We are all living in unprecedented times. That is no different in the legal world. That said, the benefits of technology have allowed some things to continue with some modifications in procedures while other things have been changed completely. We have attempted to centralize the various changes to inform our clients and the community at large of how the disability legal systems are adapting under the COVID-19 pandemic.
Let’s start with the most obvious issues for a legal system – litigation. Currently our Court systems are adapting in various ways to keep the wheels of justice turning while still protecting the rights of individual parties and protecting the safety of everyone involved. Currently the Workers’ Compensation Appeals Board (WCAB) has postponed most trials in hopes that sometime soon we will be able to bring in small groups into a court room to adjudicate legal issues. The exception is that the WCAB is allowing expedited trials to occur when medical treatment or temporary disability benefits are in dispute. These hearings are being held telephonically. All other hearings however including settlement conferences are occurring via teleconference at the various Boards. Similarly, the civil courts are moving forward with most hearings telephonically except most trials which have been postponed. On the other hand, The Social Security Administration (SSA) is allowing trials to move forward telephonically if the claimant is in agreement. If there is no agreement by the claimant, that trial would be continued to another date when we can appear again in person.

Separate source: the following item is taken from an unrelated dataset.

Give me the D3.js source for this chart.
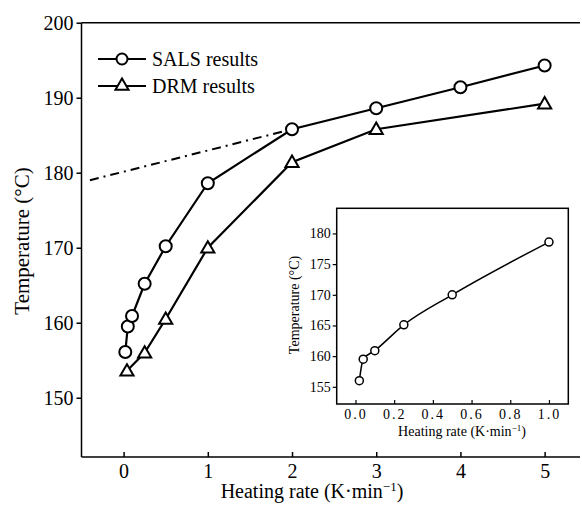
<!DOCTYPE html>
<html>
<head>
<meta charset="utf-8">
<script src="https://cdn.jsdelivr.net/npm/d3@7"></script>
<style>
  body { margin: 0; background: #fff; }
  text { font-family: "Liberation Serif", "DejaVu Serif", serif; fill: #000; }
</style>
</head>
<body>
<svg id="chart"></svg>
<script>
// data
const salsRate = [0.02, 0.05, 0.1, 0.25, 0.5, 1, 2, 3, 4, 5];
const salsTemp = [156.1, 159.5, 160.9, 165.2, 170.2, 178.6, 185.8, 188.6, 191.4, 194.3];
const drmRate = [0.04, 0.25, 0.5, 1, 2, 3, 5];
const drmTemp = [153.6, 156.0, 160.5, 170.0, 181.4, 185.8, 189.2];
// extrapolation (dash-dot)
const extRate = [-0.4, 2];
const extTemp = [179.0, 185.8];
// inset
const insetRate = [0.02, 0.04, 0.1, 0.25, 0.5, 1.0];
const insetTemp = [156.0, 159.5, 160.9, 165.1, 170.0, 178.6];

const xTicks = [0, 1, 2, 3, 4, 5];
const yTicks = [150, 160, 170, 180, 190, 200];
const insetXTicks = [0, 0.2, 0.4, 0.6, 0.8, 1.0];
const insetYTicks = [155, 160, 165, 170, 175, 180];

const width = 582;
const height = 505;
const svg = d3.select('svg#chart').attr('width', width).attr('height', height);

// main scales
const x = d3.scaleLinear().domain([-0.5, 5.42]).range([81.5, 580]);
const y = d3.scaleLinear().domain([142.1, 200]).range([457, 22.7]);

const zip = (a, b) => a.map((v, i) => [v, b[i]]);
const sals = zip(salsRate, salsTemp);
const drm = zip(drmRate, drmTemp);
const ext = zip(extRate, extTemp);

// frame: left, top, bottom
const g = svg.append('g');
g.append('line').attr('x1', x(-0.5)).attr('x2', x(-0.5)).attr('y1', y(200)).attr('y2', y(142.1))
  .attr('stroke', '#000').attr('stroke-width', 1.5);
g.append('line').attr('x1', x(-0.5)).attr('x2', x(5.42)).attr('y1', y(200)).attr('y2', y(200))
  .attr('stroke', '#000').attr('stroke-width', 1.5);
g.append('line').attr('x1', x(-0.5)).attr('x2', x(5.42)).attr('y1', y(142.1)).attr('y2', y(142.1))
  .attr('stroke', '#000').attr('stroke-width', 1.5);

// y axis
const yAxis = svg.append('g').attr('transform', `translate(${x(-0.5)},0)`)
  .call(d3.axisLeft(y).tickValues(yTicks).tickSize(5).tickPadding(3));
yAxis.select('.domain').remove();
yAxis.selectAll('line').attr('stroke-width', 1.5);
yAxis.selectAll('text').style('font-size', '20px').style('font-family', '"Liberation Serif", serif');

// x axis (ticks pointing inward)
const xAxis = svg.append('g').attr('transform', `translate(0,${y(142.1)})`)
  .call(d3.axisBottom(x).tickValues(xTicks).tickSize(-5).tickPadding(7).tickFormat(d3.format('d')));
xAxis.select('.domain').remove();
xAxis.selectAll('line').attr('stroke-width', 1.5);
xAxis.selectAll('text').style('font-size', '20px').style('font-family', '"Liberation Serif", serif');

// labels
svg.append('text').attr('x', 312).attr('y', 498).attr('text-anchor', 'middle')
  .style('font-size', '20px')
  .html('Heating rate (K\u00b7min<tspan dy="-7" font-size="13">\u22121</tspan><tspan dy="7">)</tspan>');
svg.append('text').attr('transform', 'translate(29,241) rotate(-90)').attr('text-anchor', 'middle')
  .style('font-size', '21px').text('Temperature (\u00b0C)');

const line = d3.line().x(d => x(d[0])).y(d => y(d[1]));

svg.append('path').datum(ext).attr('d', line).attr('fill', 'none')
  .attr('stroke', '#000').attr('stroke-width', 2).attr('stroke-dasharray', '9,5,2,5');

svg.append('path').datum(sals).attr('d', line).attr('fill', 'none')
  .attr('stroke', '#000').attr('stroke-width', 2.2);
svg.append('path').datum(drm).attr('d', line).attr('fill', 'none')
  .attr('stroke', '#000').attr('stroke-width', 2.2);

const tri = d3.symbol().type(d3.symbolTriangle).size(75);

svg.append('g').selectAll('circle').data(sals).enter().append('circle')
  .attr('cx', d => x(d[0])).attr('cy', d => y(d[1])).attr('r', 6)
  .attr('fill', '#fff').attr('stroke', '#000').attr('stroke-width', 2);
svg.append('g').selectAll('path').data(drm).enter().append('path')
  .attr('d', tri).attr('transform', d => `translate(${x(d[0])},${y(d[1]) + 1})`)
  .attr('fill', '#fff').attr('stroke', '#000').attr('stroke-width', 2);

// legend
const lg = svg.append('g');
lg.append('line').attr('x1', 98).attr('x2', 146).attr('y1', 59).attr('y2', 59)
  .attr('stroke', '#000').attr('stroke-width', 2);
lg.append('circle').attr('cx', 122).attr('cy', 59).attr('r', 5.5)
  .attr('fill', '#fff').attr('stroke', '#000').attr('stroke-width', 2);
lg.append('text').attr('x', 152).attr('y', 66).style('font-size', '20px').text('SALS results');
lg.append('line').attr('x1', 98).attr('x2', 146).attr('y1', 86).attr('y2', 86)
  .attr('stroke', '#000').attr('stroke-width', 2);
lg.append('path').attr('d', tri).attr('transform', 'translate(122,86)')
  .attr('fill', '#fff').attr('stroke', '#000').attr('stroke-width', 2);
lg.append('text').attr('x', 152).attr('y', 93).style('font-size', '20px').text('DRM results');

// inset
const ix = d3.scaleLinear().domain([-0.097, 1.1]).range([336.7, 568.3]);
const iy = d3.scaleLinear().domain([152.2, 184.1]).range([404, 208.3]);
const inset = svg.append('g');
inset.append('rect').attr('x', ix(-0.097)).attr('y', iy(184.1))
  .attr('width', ix(1.1) - ix(-0.097)).attr('height', iy(152.2) - iy(184.1))
  .attr('fill', '#fff').attr('stroke', '#000').attr('stroke-width', 1.5);

const iyAxis = inset.append('g').attr('transform', `translate(${ix(-0.097)},0)`)
  .call(d3.axisLeft(iy).tickValues(insetYTicks).tickSize(4).tickPadding(2));
iyAxis.select('.domain').remove();
iyAxis.selectAll('line').attr('stroke-width', 1.2);
iyAxis.selectAll('text').style('font-size', '14px').style('font-family', '"Liberation Serif", serif');

const ixAxis = inset.append('g').attr('transform', `translate(0,${iy(152.2)})`)
  .call(d3.axisBottom(ix).tickValues(insetXTicks).tickSize(-4).tickPadding(5)
    .tickFormat(d3.format('.1f')));
ixAxis.select('.domain').remove();
ixAxis.selectAll('line').attr('stroke-width', 1.2);
ixAxis.selectAll('text').style('font-size', '14px').style('font-family', '"Liberation Serif", serif')
  .style('letter-spacing', '2px');

inset.append('text').attr('x', 462).attr('y', 436).attr('text-anchor', 'middle')
  .style('font-size', '14px')
  .html('Heating rate (K\u00b7min<tspan dy="-5" font-size="9">\u22121</tspan><tspan dy="5">)</tspan>');
inset.append('text').attr('transform', 'translate(299,305) rotate(-90)').attr('text-anchor', 'middle')
  .style('font-size', '14px').text('Temperature (\u00b0C)');

const iline = d3.line().x(d => ix(d[0])).y(d => iy(d[1])).curve(d3.curveMonotoneX);
const ins = zip(insetRate, insetTemp);
inset.append('path').datum(ins).attr('d', iline).attr('fill', 'none')
  .attr('stroke', '#000').attr('stroke-width', 1.5);
inset.append('g').selectAll('circle').data(ins).enter().append('circle')
  .attr('cx', d => ix(d[0])).attr('cy', d => iy(d[1])).attr('r', 4)
  .attr('fill', '#fff').attr('stroke', '#000').attr('stroke-width', 1.5);
</script>
</body>
</html>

Meanwhile, legal discovery methods used to gather evidence to prove your level of disability is not as structured. It is more reliant upon agreement by all parties. Some depositions are moving forward by video or by teleconference, but some attorneys or deponents have objected and are simply waiting for the pandemic restrictions to ease. Medical evaluations are still occurring with some willing doctors, wither by video, telephone or some in separate rooms with glass partitions or barriers. However other evaluations have been postponed.
The provision of disability benefits however still appears to be continuing. Medical treatment is still happening, although telemedicine is now being employed much more frequently. Insurance carriers continue to authorize and dispute medical care as before and benefits checks are continuing.
Lastly, and most importantly, while some law firms have temporarily halted operations while the Safer-at-Home orders continue in force, others, like Ghitterman, Ghitterman & Feld continue to work on their clients’ behalf. At GG&F, we invested many years ago in technology that allows for remote work and video and teleconferencing from any location. We continue to meet with new clients, we continue to push our cases forward to maximize benefits and we continue to work with insurers and the governmental agencies to resolve cases in favor of our clients or set the matter for hearing at the earliest opportunity. We continue to relentlessly protect our clients’ rights, no matter what hurdles are placed in front of us.